The impact of the COVID-19 pandemic in Chile unleashed a serious economic crisis. Even though the government offered different relief plans for companies and people, those plans were deemed insufficient and extremely restrictive, excluding several groups of affected people. This increased the distance with the political opposition and even with some members of the governing coalition. Owing to the perceived lack of support for the people affected by the pandemic, a group of left-wing politicians proposed a constitutional reform to allow people to withdraw a 10% of their pension funds without restrictions. While the government rejected the proposal, it echoed with the population and even some right-wing politicians supported the proposal. The proposal was approved by both chambers of the Congress in June 2021 by a supermajority, giving a serious blow to the Piñera administration. A second 10% withdrawal was approved in December and a third one was approved in April 2021. After the third project was approved with bipartisan support, Sebastián Piñera denounced it as unconstitutional and presented it to the Constitutional Court of Chile; however, the Court voted 7 to 3 to approve the constitutional reform, dealing another loss for the president. The shocking defeat in the Court was considered for many as the political end of the Piñera government. According to several polls, the Piñera administration received its lowest level of support, reaching below 10%.
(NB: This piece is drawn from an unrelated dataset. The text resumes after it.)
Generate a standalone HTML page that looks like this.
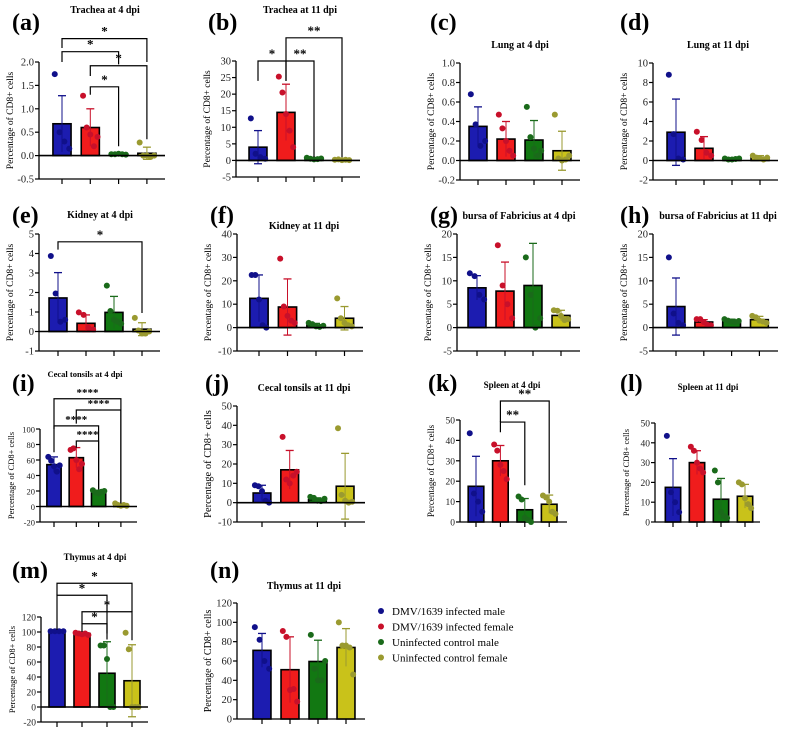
<!DOCTYPE html>
<html><head><meta charset="utf-8"><style>
html,body{margin:0;padding:0;background:#fff;}
svg{display:block;}
text{font-family:"Liberation Serif",serif;}
</style></head><body>
<svg id="fig" width="789" height="732" viewBox="0 0 789 732" xmlns="http://www.w3.org/2000/svg"></svg>
<script>
// ---- data ----
const groups = ["DMV/1639 infected male","DMV/1639 infected female","Uninfected control male","Uninfected control female"];
const aMeans=[0.68,0.6,0.03,0.05], aSD=[0.6,0.4,0.01,0.13];
const aPts=[[1.74,0.5,0.3,0.15],[1.28,0.6,0.45,0.2,0.4],[0.03,0.03,0.04,0.03,0.02],[0.28,0.0,0.0,-0.03,0.0]];
const bMeans=[4,14.5,0.5,0.2], bSD=[5,8.5,0.3,0.2];
const bPts=[[12.7,2,1,0.5],[25.3,20.5,14,9,4],[0.8,0.5,0.3,0.4,0.6],[0.2,0.3,0.1,0.2,0.1]];
const cMeans=[0.35,0.22,0.21,0.1], cSD=[0.2,0.18,0.2,0.2];
const cPts=[[0.68,0.37,0.15,0.2],[0.47,0.33,0.2,0.1,0.05],[0.55,0.24,0.12,0.05,0.1],[0.47,0.02,0.0,0.01,0.05]];
const dMeans=[2.9,1.25,0.15,0.3], dSD=[3.4,1.2,0.1,0.2];
const dPts=[[8.8,2.7,0.2,0.1],[2.95,2.1,0.8,0.5],[0.2,0.1,0.1,0.15,0.2],[0.5,0.3,0.2,0.1,0.3]];
const eMeans=[1.72,0.42,0.98,0.12], eSD=[1.3,0.43,0.82,0.33];
const ePts=[[3.87,1.95,0.5,0.6],[0.98,0.85,0.2,0.1],[2.35,1.05,0.6,0.5,0.4],[0.7,0.05,-0.1,-0.1,0.0]];
const fMeans=[12.5,8.8,1,4], fSD=[10,12,0.8,5];
const fPts=[[22.5,22.5,12,1,0],[29.5,9,5,3,2],[2,1.5,0.5,0.3,0.8],[12.5,4,2,1,0.5]];
const gMeans=[8.5,7.8,9,2.6], gSD=[2.6,6.2,9,1.1];
const gPts=[[11.6,11,7,6],[17.6,9,5,2],[15,7,0,2],[3.7,3.6,2.5,1.6,1.8]];
const hMeans=[4.5,1.2,1.5,1.7], hSD=[6.1,0.5,0.3,0.7];
const hPts=[[15,3,1,0.5],[1.8,1.8,1.2,0.6,0.5],[1.8,1.5,1.3,1.2,1.4],[2.5,2.2,1.5,1.3,1.0]];
const iMeans=[54,63,19,2], iSD=[10,13,2,1];
const iPts=[[64,59,52,45,53],[73,75,60,48,55],[21,18,17,19,20],[4,2,1,2,1]];
const jMeans=[5,17,1.5,8.5], jSD=[4,10,1,17];
const jPts=[[9,8.5,6,1,0],[34,12,10,14,16],[3,2.5,1,0.8,2],[38.5,4,1,0,0.5]];
const kMeans=[17.5,30,6,8.7], kSD=[14.7,7.5,5.5,4.5];
const kPts=[[43.5,14,10,5],[38,35,28,25,21],[12.5,11,2,1,0],[13,12,10,5,4]];
const lMeans=[17.5,30,11.5,13], lSD=[14.5,6,10.5,6];
const lPts=[[43.5,15,10,5],[38,36,30,27,25],[26,20,5,3,2],[20,19,12,9,7]];
const mMeans=[101,98,45,35], mSD=[0.5,2,42,48];
const mPts=[[101,101,101,101],[99,98,97,98,96],[82,82,64,0,0],[99,77,0,0,0]];
const nMeans=[71,51,59.5,74], nSD=[17.5,34,22,19.5];
const nPts=[[95,82,60,52],[91,85,30,31,18],[87,52,40,40,60],[100,76,76,74,46]];
// brackets: [from, to, y, leftLegEnd, rightLegEnd, label]
const aBr=[[0,3,2.5,2.3,2.0,"*"],[0,2,2.22,2.0,1.95,"*"],[1,3,1.92,1.7,0.35,"*"],[1,2,1.47,1.3,0.2,"*"]];
const bBr=[[1,3,37,30,1,"**"],[0,1,30,24,24,"*"],[1,2,30,24,1,"**"]];
const eBr=[[0,3,4.6,4.2,0.95,"*"]];
const iBr=[[0,3,139,100,4,"****"],[1,3,124.5,107,4,"****"],[0,2,104,70,22,"****"],[1,2,84.5,76,22,"****"]];
const kBr=[[1,3,59.3,49,14,"**"],[1,2,49,44,18,"**"]];
const mBr=[[0,3,165,149,127,"*"],[0,2,149,103,98,"*"],[1,3,127,111,89,"*"],[1,2,111,100,90,"*"]];

const fills=["#1c1cb0","#f01c1c","#127812","#c9c21a"];
const dots=["#10108a","#c8102a","#1a6a1a","#9a9a30"];
const NS="http://www.w3.org/2000/svg";
const svg=document.getElementById("fig");
function mk(tag,attrs,parent){const e=document.createElementNS(NS,tag);for(const k in attrs)e.setAttribute(k,attrs[k]);(parent||svg).appendChild(e);return e;}

function panel(P){
  const g=mk("g",{});
  
  
  const y=v=>P.bot-(v-P.min)/(P.max-P.min)*(P.bot-P.top);
  const x=i=>P.x0+i*P.dx;
  const bw=P.dx*0.64;
  // label
  const lb=mk("text",{x:P.lx,y:P.ly,"font-size":24,"font-weight":"bold"},g);lb.textContent="("+P.id+")";
  
  
  const tt=mk("text",{x:P.tx,y:P.ty,"font-size":P.tfs||10,"font-weight":"bold","text-anchor":"middle"},g);tt.textContent=P.title;
  
  
  // y axis title
  const yt=mk("text",{x:0,y:0,"font-size":P.afs||9.5,"text-anchor":"middle",transform:`translate(${P.ax-26},${(P.top+P.bot)/2}) rotate(-90)`},g);
  yt.textContent="Percentage of CD8+ cells";
  
  
  // y axis
  mk("line",{x1:P.ax,y1:P.top,x2:P.ax,y2:P.bot,stroke:"#000","stroke-width":1.3},g);
  for(let v=P.min;v<=P.max+1e-9;v+=P.step){
    const yy=y(v);
    mk("line",{x1:P.ax-4,y1:yy,x2:P.ax,y2:yy,stroke:"#000","stroke-width":1.2},g);
    const t=mk("text",{x:P.ax-5,y:yy+3.5,"font-size":P.fs||10.5,"text-anchor":"end",fill:"#222"},g);
    t.textContent=v.toFixed(P.dec||0);
    
    
  }
  // bottom axis
  mk("line",{x1:P.ax,y1:P.bot,x2:P.end,y2:P.bot,stroke:"#000","stroke-width":1.3},g);
  for(let i=0;i<4;i++) mk("line",{x1:x(i),y1:P.bot,x2:x(i),y2:P.bot+5,stroke:"#000","stroke-width":1.2},g);
  // bars
  for(let i=0;i<4;i++){
    const m=P.means[i],y0=y(0),ym=y(m);
    const r=mk("rect",{x:x(i)-bw/2,y:Math.min(y0,ym),width:bw,height:Math.abs(y0-ym),fill:fills[i],stroke:"#000","stroke-width":1.6},g);
    
    
    const hi=y(m+P.sd[i]),lo=y(m-P.sd[i]);
    mk("line",{x1:x(i),y1:hi,x2:x(i),y2:lo,stroke:dots[i],"stroke-width":1},g);
    mk("line",{x1:x(i)-4,y1:hi,x2:x(i)+4,y2:hi,stroke:dots[i],"stroke-width":1.3},g);
    if(m-P.sd[i]<0) mk("line",{x1:x(i)-4,y1:lo,x2:x(i)+4,y2:lo,stroke:dots[i],"stroke-width":1.3},g);
    const pts=P.pts[i],n=pts.length;
    pts.forEach((v,k)=>{
      const off=(k-(n-1)/2)*(bw*0.8/Math.max(n-1,1));
      const c=mk("circle",{cx:x(i)+off,cy:y(v),r:3,fill:dots[i]},g);
      
      
    });
  }
  // zero line
  if(P.min<0) mk("line",{x1:P.ax,y1:y(0),x2:P.end,y2:y(0),stroke:"#000","stroke-width":1.6},g);
  // brackets
  (P.br||[]).forEach(b=>{
    const [a,c,v,l,r,s]=b;
    mk("polyline",{points:`${x(a)},${y(l)} ${x(a)},${y(v)} ${x(c)},${y(v)} ${x(c)},${y(r)}`,fill:"none",stroke:"#000","stroke-width":1.2},g);
    const t=mk("text",{x:(x(a)+x(c))/2,y:y(v)-3,"font-size":P.sfs||13,"font-weight":"bold","text-anchor":"middle","font-family":"Liberation Sans, sans-serif"},g);
    t.textContent=s;
    
    
  });
}

const panels=[
 {id:"a",title:"Trachea at 4 dpi",means:aMeans,sd:aSD,pts:aPts,br:aBr,ax:39,x0:62,dx:28.3,end:165,top:62,bot:179,min:-0.5,max:2.0,step:0.5,dec:1,tx:105,ty:13,lx:12,ly:30},
 {id:"b",title:"Trachea at 11 dpi",means:bMeans,sd:bSD,pts:bPts,br:bBr,ax:236,x0:258,dx:28,end:360,top:61,bot:177,min:-5,max:30,step:5,tx:300,ty:13,lx:208,ly:30},
 {id:"c",title:"Lung at 4 dpi",means:cMeans,sd:cSD,pts:cPts,ax:460,x0:478,dx:28,end:580,top:63,bot:180,min:-0.2,max:1.0,step:0.2,dec:1,tx:520,ty:48,lx:430,ly:30},
 {id:"d",title:"Lung at 11 dpi",means:dMeans,sd:dSD,pts:dPts,ax:653,x0:676,dx:28,end:778,top:63,bot:180,min:-2,max:10,step:2,tx:718,ty:48,lx:620,ly:30},
 {id:"e",title:"Kidney at 4 dpi",means:eMeans,sd:eSD,pts:ePts,br:eBr,ax:39,x0:58,dx:28,end:160,top:234,bot:351,min:-1,max:5,step:1,tx:100,ty:218,lx:12,ly:223},
 {id:"f",title:"Kidney at 11 dpi",means:fMeans,sd:fSD,pts:fPts,ax:237,x0:259,dx:28.5,end:363,top:234,bot:351,min:-10,max:40,step:10,tx:304,ty:229,lx:210,ly:223},
 {id:"g",title:"bursa of Fabricius at 4 dpi",means:gMeans,sd:gSD,pts:gPts,ax:457,x0:477,dx:28,end:580,top:234,bot:351,min:-5,max:20,step:5,tx:519,ty:219,lx:430,ly:223},
 {id:"h",title:"bursa of Fabricius at 11 dpi",means:hMeans,sd:hSD,pts:hPts,ax:653,x0:676,dx:27.8,end:778,top:234,bot:351,min:-5,max:20,step:5,tx:718,ty:219,lx:620,ly:223},
 {id:"i",title:"Cecal tonsils at 4 dpi",means:iMeans,sd:iSD,pts:iPts,br:iBr,ax:40,x0:54,dx:22.3,end:137,top:429,bot:522,min:-20,max:100,step:20,fs:8.5,afs:8.5,tfs:8.5,sfs:11,tx:85,ty:377,lx:12,ly:391},
 {id:"j",title:"Cecal tonsils at 11 dpi",means:jMeans,sd:jSD,pts:jPts,ax:237,x0:262,dx:27.7,end:365,top:406,bot:522,min:-10,max:50,step:10,afs:10.5,tx:304,ty:391,lx:205,ly:391},
 {id:"k",title:"Spleen at 4 dpi",means:kMeans,sd:kSD,pts:kPts,br:kBr,ax:460,x0:476,dx:24.4,end:567,top:420,bot:522,min:0,max:50,step:10,fs:9.5,afs:9,tfs:9,tx:512,ty:388,lx:428,ly:391},
 {id:"l",title:"Spleen at 11 dpi",means:lMeans,sd:lSD,pts:lPts,ax:655,x0:673,dx:24,end:760,top:423,bot:522,min:0,max:50,step:10,fs:9.5,afs:8.5,tfs:9,tx:708,ty:390,lx:620,ly:391},
 {id:"m",title:"Thymus at 4 dpi",means:mMeans,sd:mSD,pts:mPts,br:mBr,ax:41,x0:57,dx:25,end:148,top:617,bot:722,min:-20,max:120,step:20,fs:9.5,afs:8.5,tfs:9,tx:95,ty:560,lx:12,ly:578},
 {id:"n",title:"Thymus at 11 dpi",means:nMeans,sd:nSD,pts:nPts,ax:237,x0:262,dx:28,end:365,top:603,bot:719,min:0,max:120,step:20,afs:10,tx:304,ty:589,lx:210,ly:578}
];
panels.forEach(panel);

// legend
const lg=mk("g",{});


groups.forEach((name,i)=>{
  const yy=611+i*15.5;
  const c=mk("circle",{cx:381,cy:yy,r:3,fill:dots[i]},lg);
  
  
  const t=mk("text",{x:392,y:yy+4,"font-size":11},lg);
  t.textContent=name;
  
  
});
</script>
</body></html>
Measured by the change in the Índice de Precios al Consumidor (IPC) in March 2022 relative to March 2021 indicate this inflation rate (1.9%) is the highest known since October 1993. Bread and meat prices increased as well as those of food in general. Cooking oil prices have risen, with a particular brands a Santiago supermarket experiencing a 90% price increase from April 2021 to April 2022. Prices of food and in particular meat are deemed by the Food and Agriculture Organization to have risen as consequence of the 2022 Russian invasion of Ukraine. The item "education" of the IPC also rose significantly (6.6%). Minister of Finance Mario Marcel has argued against laws that would permit further pension fund withawals, claiming these withdrawals will lead to further inflation. By April 2022 the annual inflation rate was of 9,4%, the highest in 13 years. This was higher than similar figures for Colombia (8.53) and Mexico (7.45) but lower than Brazil (11.30). Scholar Jorge Berríos of the University of Chile estimates that a third of the recent inflation in Chile has internal causes, primarily deriving from COVID-19-related economic aid and pension fund withdrawals. The notion that pension fund withdrawals would be contributing significantly to inflation has been questioned by scholar Jaime Casassus of the Pontifical Catholic University of Chile who instead stresses the international aspect of the inflation. The inflation in food prices has been associated with an increasing number of supermarket credit card issued in 2022 as well as increasing rates of supermarket credit card debt default.

In April 2022, President Gabriel Boric announced a $3.7 billion economic recovery plan that included an increase in the minimum wage to help people deal with rising prices.

The poll Data Influye posits there is a dominant view among Chileans that inflation is the main issue that may weaken Boric's government.

== Bibliography ==
- Salazar, Gabriel; Pinto, Julio (2002). Historia contemporánea de Chile III. La economía: mercados empresarios y trabajadores. LOM Ediciones. ISBN 956-282-172-2.
- Villalobos, Sergio; Silva, Osvaldo; Silva, Fernando; Estelle, Patricio (1974). Historia De Chile (14th ed.). Editorial Universitaria. ISBN 956-11-1163-2.